You can use the 1031 exchange several times and reap the same benefit of it every time – until the time at which you make a cash-in sale and don’t want to reinvest. At this point capital gains tax may catch up with you and you may wish you had paid the tax on your profits incrementally. The other part of 1031 exchanges that you want to be careful about is that you must place the proceeds from the property you are selling in escrow at closing. A qualified intermediary, such as a title firm, must hold the money in escrow until another property is purchased. The risk with this is that the area of escrow funds is not highly-regulated and if your title firm is not completely ethical (eg speculates with the funds with which you entrust it and goes bust before you are ready to make your next purchase), you could lose your investment.
Bearing these two potential pitfalls in mind, however, the 1031 exchange remains an option for making the most of a market opportunity when you have insufficient capital to do so otherwise. Just make sure that you have a lawyer go over the transaction to ensure that the replacement property meets the conditions for “same-kind”.
If you wish to sell an investment property without paying capital gain tax or using the 1031 exchange, however, consider selling it to a REIT. While you no longer own property directly, the REIT offers more flexibility. Your real estate interest is securitized so that partners can make their own financial decisions independently. There is no longer direct liability and operating partnership units (OPs) may be used as collateral for other investments. Capital gains tax is deferred indefinitely and you are assured of secure, steady income. Furthermore, your heirs are in a better position if you die.

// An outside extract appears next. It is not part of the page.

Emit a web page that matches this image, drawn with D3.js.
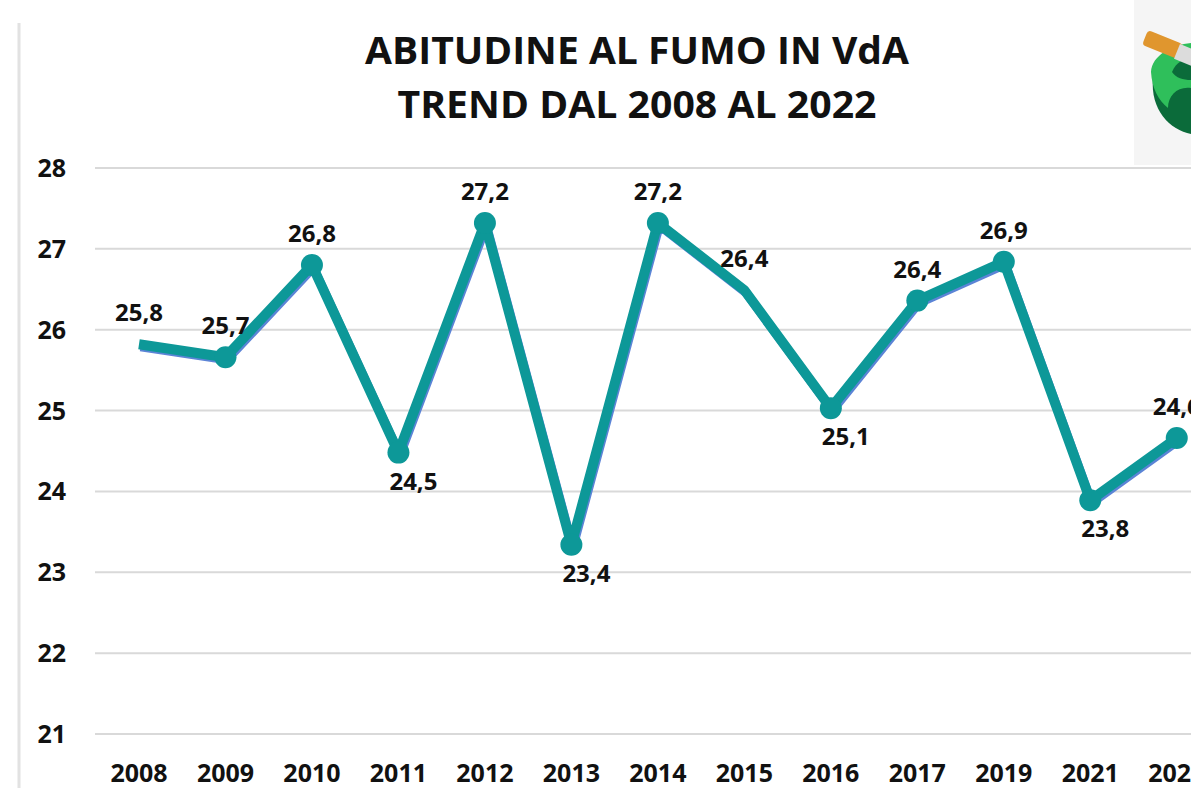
<!DOCTYPE html>
<html>
<head>
<meta charset="utf-8">
<script src="https://cdn.jsdelivr.net/npm/d3@7"></script>
<style>
  body { margin: 0; background: #fff; }
  svg { display: block; }
</style>
</head>
<body>
<script>
// data
var years = ["2008", "2009", "2010", "2011", "2012", "2013", "2014",
             "2015", "2016", "2017", "2019", "2021", "2022"];
var values = [25.82, 25.66, 26.8, 24.48, 27.32, 23.34, 27.32,
              26.49, 25.03, 26.36, 26.84, 23.89, 24.66];
var labels = ["25,8", "25,7", "26,8", "24,5", "27,2", "23,4", "27,2",
              "26,4", "25,1", "26,4", "26,9", "23,8", "24,6"];
var labelSide = ["above", "above", "above", "below", "above", "below", "above",
                 "above", "below", "above", "above", "below", "above"];
var hasMarker = [false, true, true, true, true, true, true,
                 false, true, true, true, true, true];
var yTicks = [21, 22, 23, 24, 25, 26, 27, 28];
var titleLines = ["ABITUDINE AL FUMO IN VdA", "TREND DAL 2008 AL 2022"];

var W = 1191, H = 788;
var font = "'Open Sans', 'DejaVu Sans', sans-serif";
var teal = "#0d9898";

var svg = d3.select("body").append("svg")
    .attr("width", W)
    .attr("height", H);

var x = d3.scaleBand()
    .domain(years)
    .range([95.75, 1220]);
var y = d3.scaleLinear()
    .domain([21, 28])
    .range([734, 168]);

function cx(i) { return x(years[i]) + x.bandwidth() / 2; }

// left border line
svg.append("line")
    .attr("x1", 19).attr("x2", 19)
    .attr("y1", 23).attr("y2", H)
    .style("stroke", "#e2e2e2")
    .style("stroke-width", 3);

// logo box top right
var logo = svg.append("g");
logo.append("rect")
    .attr("x", 1134).attr("y", 0)
    .attr("width", 60).attr("height", 165)
    .style("fill", "#f5f5f5");
logo.append("path")
    .attr("d", "M1153,78 C1150,110 1170,130 1191,134 L1191,70 Z")
    .style("fill", "#0b6b3a");
logo.append("path")
    .attr("d", "M1151,72 C1152,55 1172,45 1191,43 L1191,88 C1178,86 1168,95 1168,108 C1158,100 1152,88 1151,72 Z")
    .style("fill", "#2fbf5b");
logo.append("path")
    .attr("d", "M1172,72 C1176,62 1185,58 1191,58 L1191,80 C1183,80 1176,78 1172,72 Z")
    .style("fill", "#0b6b3a");
logo.append("rect")
    .attr("x", 1148).attr("y", 30)
    .attr("width", 38).attr("height", 16)
    .attr("rx", 4)
    .attr("transform", "rotate(22,1148,30)")
    .style("fill", "#e0962e");
logo.append("rect")
    .attr("x", 1180).attr("y", 44)
    .attr("width", 20).attr("height", 16)
    .attr("transform", "rotate(22,1180,44)")
    .style("fill", "#dcdcdc");

// title
svg.selectAll("text.title")
    .data(titleLines)
    .enter()
    .append("text")
    .attr("class", "title")
    .attr("x", 637)
    .attr("y", function(d, i) { return 64 + i * 54; })
    .attr("text-anchor", "middle")
    .attr("textLength", function(d, i) { return i == 0 ? 544 : 479; })
    .attr("lengthAdjust", "spacingAndGlyphs")
    .style("font-family", font)
    .style("font-weight", "bold")
    .style("font-size", "37px")
    .style("fill", "#111")
    .text(function(d) { return d; });

// gridlines
svg.selectAll("line.grid")
    .data(yTicks)
    .enter()
    .append("line")
    .attr("class", "grid")
    .attr("x1", 95).attr("x2", W)
    .attr("y1", function(d) { return y(d); })
    .attr("y2", function(d) { return y(d); })
    .style("stroke", "#d9d9d9")
    .style("stroke-width", 2);

// y labels
svg.selectAll("text.ylab")
    .data(yTicks)
    .enter()
    .append("text")
    .attr("class", "ylab")
    .attr("x", 66)
    .attr("y", function(d) { return y(d) + 9; })
    .attr("text-anchor", "end")
    .style("font-family", font)
    .style("font-weight", "bold")
    .style("font-size", "25px")
    .style("fill", "#111")
    .text(function(d) { return d; });

// x labels
svg.selectAll("text.xlab")
    .data(years)
    .enter()
    .append("text")
    .attr("class", "xlab")
    .attr("x", function(d, i) { return cx(i); })
    .attr("y", 782)
    .attr("text-anchor", "middle")
    .style("font-family", font)
    .style("font-weight", "bold")
    .style("font-size", "25px")
    .style("fill", "#111")
    .text(function(d) { return d; });

var line = d3.line()
    .x(function(d, i) { return cx(i); })
    .y(function(d) { return y(d); });

// thin blue shadow under the line
svg.append("path")
    .datum(values)
    .attr("d", line)
    .attr("transform", "translate(1.5,2.5)")
    .style("fill", "none")
    .style("stroke", "#5b84d6")
    .style("stroke-width", 9)
    .style("stroke-linejoin", "round");

svg.append("path")
    .datum(values)
    .attr("d", line)
    .style("fill", "none")
    .style("stroke", teal)
    .style("stroke-width", 10)
    .style("stroke-linejoin", "round");

svg.selectAll("circle.pt")
    .data(values.map(function(v, i) { return {v: v, i: i}; })
        .filter(function(d) { return hasMarker[d.i]; }))
    .enter()
    .append("circle")
    .attr("class", "pt")
    .attr("cx", function(d) { return cx(d.i); })
    .attr("cy", function(d) { return y(d.v); })
    .attr("r", 11)
    .style("fill", teal);

// data labels
svg.selectAll("text.val")
    .data(values)
    .enter()
    .append("text")
    .attr("class", "val")
    .attr("x", function(d, i) { return cx(i) + (labelSide[i] == "below" ? 15 : 0); })
    .attr("y", function(d, i) { return y(d) + (labelSide[i] == "below" ? 37 : -23); })
    .attr("text-anchor", "middle")
    .style("font-family", font)
    .style("font-weight", "bold")
    .style("font-size", "24px")
    .style("fill", "#111")
    .text(function(d, i) { return labels[i]; });
</script>
</body>
</html>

Whatever real estate investment strategy you choose, be very mindful of the trends in the market and where you are in your investment time-frame. Residential sales, for example, have provided quick, easy returns for many in recent years but are not likely to continue to do so. If you are considering investing in residential real estate right now, you would do well to think long-term. If you are nearing retirement, you may do better to consider a REIT.